Countries with progressive tax systems typically use the revenue generated to fund public services such as healthcare, education, and welfare programs.
The effectiveness of progressive taxation in reducing poverty and income inequality has been a topic of debate among economists and policymakers.
Progressive taxation is often viewed as a means to promote social justice by ensuring that those who can afford to contribute more to society do so.
Critics argue that high progressive tax rates can discourage investment and economic growth by reducing incentives for higher earners.
Review Questions
How does progressive taxation relate to addressing poverty and income inequality?
Progressive taxation plays a significant role in addressing poverty and income inequality by requiring higher earners to contribute a larger percentage of their income in taxes. This helps fund essential social programs aimed at assisting low-income individuals and families, effectively redistributing wealth. By implementing a system where those with greater financial resources contribute more, governments can work towards reducing the gaps between different income groups.
Evaluate the impact of progressive taxation on wealth inequality, particularly concerning the wealthiest 1% of earners.
Progressive taxation is designed to mitigate wealth inequality by imposing higher tax rates on the wealthiest individuals. This system aims to limit the concentration of wealth among the top 1% by redistributing funds towards social programs that benefit broader society. However, if the tax rates for the wealthy are too low or loopholes exist, the intended effects may not be realized, allowing for continued disparities in wealth distribution.

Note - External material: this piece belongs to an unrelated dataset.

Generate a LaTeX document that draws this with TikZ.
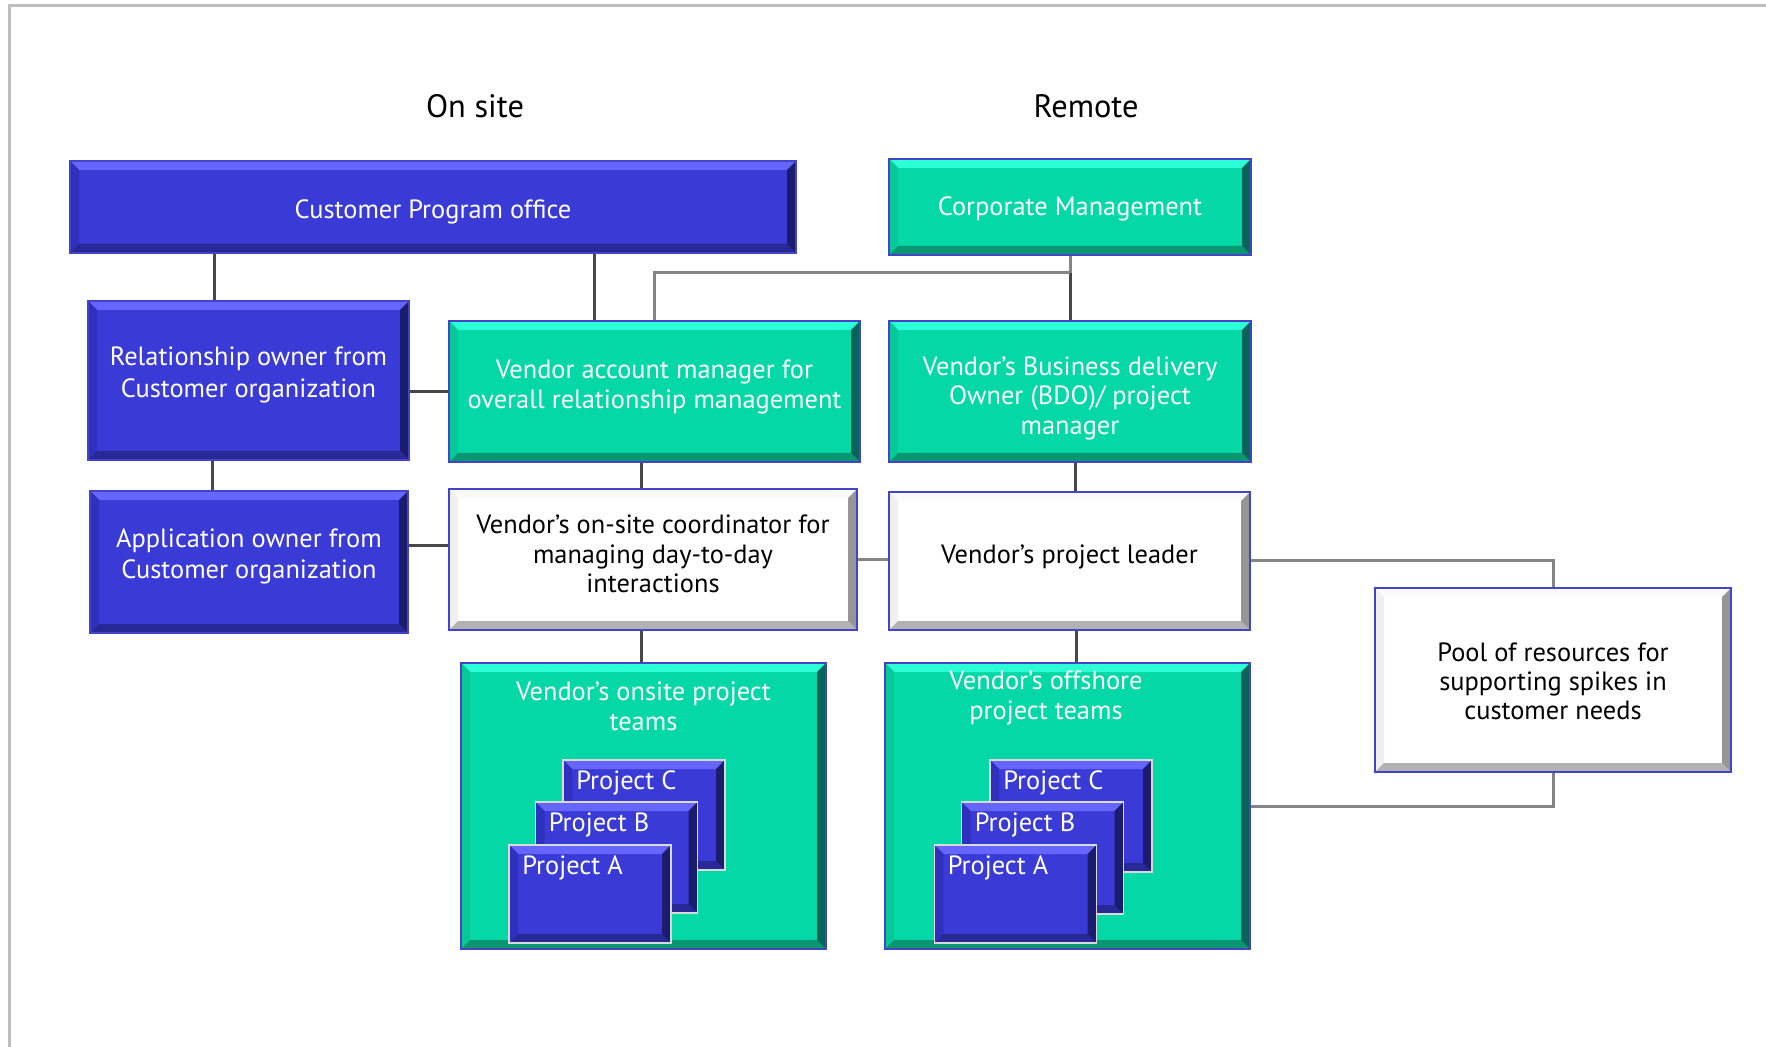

Assess the arguments for and against progressive taxation in terms of its long-term effects on economic growth and social equity.
Supporters argue that progressive taxation fosters social equity by ensuring that wealthier individuals contribute fairly to societal needs, which can lead to reduced poverty and improved public services. However, opponents claim that high tax rates may stifle economic growth by disincentivizing investment and entrepreneurship among higher earners. The balance between funding essential services and promoting economic activity remains a critical point of contention in discussions around progressive taxation.
Related terms
Income Tax: A tax imposed on individuals or entities based on their income or profits, with rates often structured progressively.
Tax Bracket: A range of income levels that are taxed at a specific rate, with progressive systems featuring multiple brackets that increase as income rises.
Wealth Redistribution: The process of reallocating wealth within a society, often through taxation and social programs aimed at reducing economic inequality.